• _WORK TO COMPLETE_
Skip all pictures. Write out the data below from its first line through the line that contains "n_ticks = [0.08, 0.09, 0.10, 0.11, 0.12]".

• _MATERIAL_
====

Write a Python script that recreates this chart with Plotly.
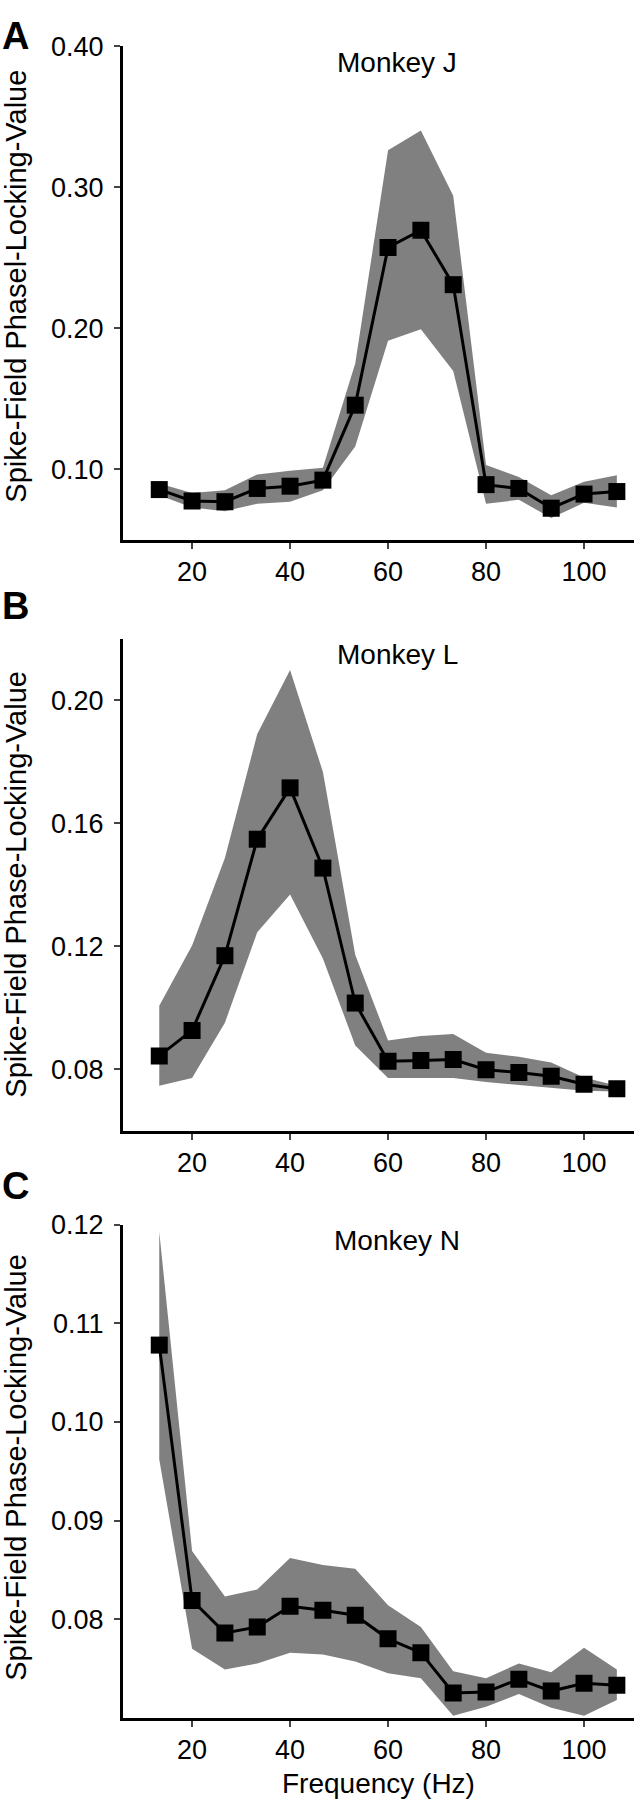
import plotly.graph_objects as go

freq = [13.3, 20.0, 26.7, 33.3, 40.0, 46.7, 53.3, 60.0, 66.7, 73.3, 80.0, 86.7, 93.3, 100.0, 106.7]

j_mean = [0.0855, 0.0774, 0.0769, 0.0863, 0.0879, 0.0922, 0.1454, 0.2573, 0.2696, 0.2309, 0.0890, 0.0863, 0.0723, 0.0823, 0.0841]
j_upper = [0.0898, 0.0830, 0.0850, 0.0962, 0.0989, 0.1010, 0.1750, 0.3263, 0.3403, 0.2940, 0.1030, 0.0944, 0.0815, 0.0911, 0.0957]
j_lower = [0.0815, 0.0728, 0.0702, 0.0755, 0.0769, 0.0850, 0.1160, 0.1911, 0.1992, 0.1696, 0.0755, 0.0782, 0.0653, 0.0761, 0.0728]

l_mean = [0.0843, 0.0926, 0.1169, 0.1548, 0.1715, 0.1454, 0.1015, 0.0826, 0.0828, 0.0831, 0.0798, 0.0789, 0.0777, 0.0751, 0.0736]
l_upper = [0.1006, 0.1202, 0.1487, 0.1890, 0.2098, 0.1767, 0.1172, 0.0893, 0.0908, 0.0914, 0.0853, 0.0840, 0.0822, 0.0773, 0.0746]
l_lower = [0.0746, 0.0771, 0.0951, 0.1245, 0.1368, 0.1160, 0.0877, 0.0771, 0.0771, 0.0771, 0.0758, 0.0748, 0.0739, 0.0730, 0.0727]

n_mean = [0.1078, 0.0819, 0.0786, 0.0792, 0.0813, 0.0809, 0.0804, 0.0780, 0.0766, 0.0725, 0.0726, 0.0739, 0.0727, 0.0735, 0.0733]
n_upper = [0.1193, 0.0869, 0.0823, 0.0830, 0.0862, 0.0855, 0.0851, 0.0814, 0.0792, 0.0747, 0.0740, 0.0755, 0.0746, 0.0771, 0.0749]
n_lower = [0.0962, 0.0770, 0.0749, 0.0755, 0.0766, 0.0764, 0.0757, 0.0745, 0.0740, 0.0702, 0.0711, 0.0724, 0.0710, 0.0702, 0.0718]

x_ticks = [20, 40, 60, 80, 100]
j_ticks = [0.10, 0.20, 0.30, 0.40]
l_ticks = [0.08, 0.12, 0.16, 0.20]
n_ticks = [0.08, 0.09, 0.10, 0.11, 0.12]

panels = [
    dict(letter="A", name="Monkey J", mean=j_mean, up=j_upper, lo=j_lower, ticks=j_ticks,
         yr=[0.05, 0.40], top=31.7, bot=529, ytitle="Spike-Field Phasel-Locking-Value", ytc=274,
         letter_y=21, name_y=48),
    dict(letter="B", name="Monkey L", mean=l_mean, up=l_upper, lo=l_lower, ticks=l_ticks,
         yr=[0.06, 0.22], top=629, bot=1125, ytitle="Spike-Field Phase-Locking-Value", ytc=877,
         letter_y=596, name_y=645),
    dict(letter="C", name="Monkey N", mean=n_mean, up=n_upper, lo=n_lower, ticks=n_ticks,
         yr=[0.07, 0.12], top=1220, bot=1717, ytitle="Spike-Field Phase-Locking-Value", ytc=1465,
         letter_y=1181, name_y=1236),
]

W, H = 635, 1800
FONT = "Liberation Sans, Arial, sans-serif"
GRAY = "#808080"

fig = go.Figure()
annotations = []
for i, p in enumerate(panels):
    k = "" if i == 0 else str(i + 1)
    xa, ya = "x" + k, "y" + k
    fig.add_trace(go.Scatter(
        x=freq + freq[::-1], y=p["up"] + p["lo"][::-1],
        fill="toself", fillcolor=GRAY, line=dict(width=0), mode="lines",
        hoverinfo="skip", showlegend=False, xaxis=xa, yaxis=ya))
    fig.add_trace(go.Scatter(
        x=freq, y=p["mean"], mode="lines+markers",
        line=dict(color="black", width=3),
        marker=dict(symbol="square", size=17, color="black"),
        showlegend=False, xaxis=xa, yaxis=ya))
    dom_y = [1 - p["bot"] / H, 1 - p["top"] / H]
    fig.update_layout(**{
        "xaxis" + k: dict(domain=[123 / W, 634 / W], range=[5.9, 110.2], anchor=ya,
                          tickvals=x_ticks, ticks="outside", ticklen=6, tickwidth=2,
                          showline=True, linewidth=3, linecolor="black", showgrid=False,
                          zeroline=False, tickfont=dict(size=27, color="black", family=FONT),
                          ticklabelstandoff=0),
        "yaxis" + k: dict(domain=dom_y, range=p["yr"], anchor=xa,
                          tickvals=p["ticks"], tickformat=".2f", ticks="outside", ticklen=6,
                          tickwidth=2, showline=True, linewidth=3, linecolor="black",
                          showgrid=False, zeroline=False,
                          tickfont=dict(size=27, color="black", family=FONT),
                          ticklabelstandoff=5),
    })
    annotations.append(dict(text=p["letter"], x=0 / W, y=1 - p["letter_y"] / H, xref="paper",
                            yref="paper", xanchor="left", yanchor="middle", showarrow=False,
                            font=dict(size=38, color="black", family=FONT, weight="bold")))
    annotations.append(dict(text=p["name"], x=397 / W, y=1 - p["name_y"] / H, xref="paper",
                            yref="paper", xanchor="center", yanchor="middle", showarrow=False,
                            font=dict(size=28, color="black", family=FONT)))
    annotations.append(dict(text=p["ytitle"], x=16 / W, y=1 - p["ytc"] / H, xref="paper",
                            yref="paper", xanchor="center", yanchor="middle", showarrow=False,
                            textangle=-90, font=dict(size=29, color="black", family=FONT)))

annotations.append(dict(text="Frequency (Hz)", x=378 / W, y=1 - 1783 / H, xref="paper",
                        yref="paper", xanchor="center", yanchor="middle", showarrow=False,
                        font=dict(size=28, color="black", family=FONT)))

fig.update_layout(width=W, height=H, margin=dict(l=0, r=0, t=0, b=0),
                  paper_bgcolor="white", plot_bgcolor="white",
                  annotations=annotations, font=dict(family=FONT, color="black"))

fig.write_html("out.html", config={"displayModeBar": False},
               post_script="document.body.style.margin='0';")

====

• _THE ANSWER_
Write a Python script that recreates this chart with Plotly.
import plotly.graph_objects as go

freq = [13.3, 20.0, 26.7, 33.3, 40.0, 46.7, 53.3, 60.0, 66.7, 73.3, 80.0, 86.7, 93.3, 100.0, 106.7]

j_mean = [0.0855, 0.0774, 0.0769, 0.0863, 0.0879, 0.0922, 0.1454, 0.2573, 0.2696, 0.2309, 0.0890, 0.0863, 0.0723, 0.0823, 0.0841]
j_upper = [0.0898, 0.0830, 0.0850, 0.0962, 0.0989, 0.1010, 0.1750, 0.3263, 0.3403, 0.2940, 0.1030, 0.0944, 0.0815, 0.0911, 0.0957]
j_lower = [0.0815, 0.0728, 0.0702, 0.0755, 0.0769, 0.0850, 0.1160, 0.1911, 0.1992, 0.1696, 0.0755, 0.0782, 0.0653, 0.0761, 0.0728]

l_mean = [0.0843, 0.0926, 0.1169, 0.1548, 0.1715, 0.1454, 0.1015, 0.0826, 0.0828, 0.0831, 0.0798, 0.0789, 0.0777, 0.0751, 0.0736]
l_upper = [0.1006, 0.1202, 0.1487, 0.1890, 0.2098, 0.1767, 0.1172, 0.0893, 0.0908, 0.0914, 0.0853, 0.0840, 0.0822, 0.0773, 0.0746]
l_lower = [0.0746, 0.0771, 0.0951, 0.1245, 0.1368, 0.1160, 0.0877, 0.0771, 0.0771, 0.0771, 0.0758, 0.0748, 0.0739, 0.0730, 0.0727]

n_mean = [0.1078, 0.0819, 0.0786, 0.0792, 0.0813, 0.0809, 0.0804, 0.0780, 0.0766, 0.0725, 0.0726, 0.0739, 0.0727, 0.0735, 0.0733]
n_upper = [0.1193, 0.0869, 0.0823, 0.0830, 0.0862, 0.0855, 0.0851, 0.0814, 0.0792, 0.0747, 0.0740, 0.0755, 0.0746, 0.0771, 0.0749]
n_lower = [0.0962, 0.0770, 0.0749, 0.0755, 0.0766, 0.0764, 0.0757, 0.0745, 0.0740, 0.0702, 0.0711, 0.0724, 0.0710, 0.0702, 0.0718]

x_ticks = [20, 40, 60, 80, 100]
j_ticks = [0.10, 0.20, 0.30, 0.40]
l_ticks = [0.08, 0.12, 0.16, 0.20]
n_ticks = [0.08, 0.09, 0.10, 0.11, 0.12]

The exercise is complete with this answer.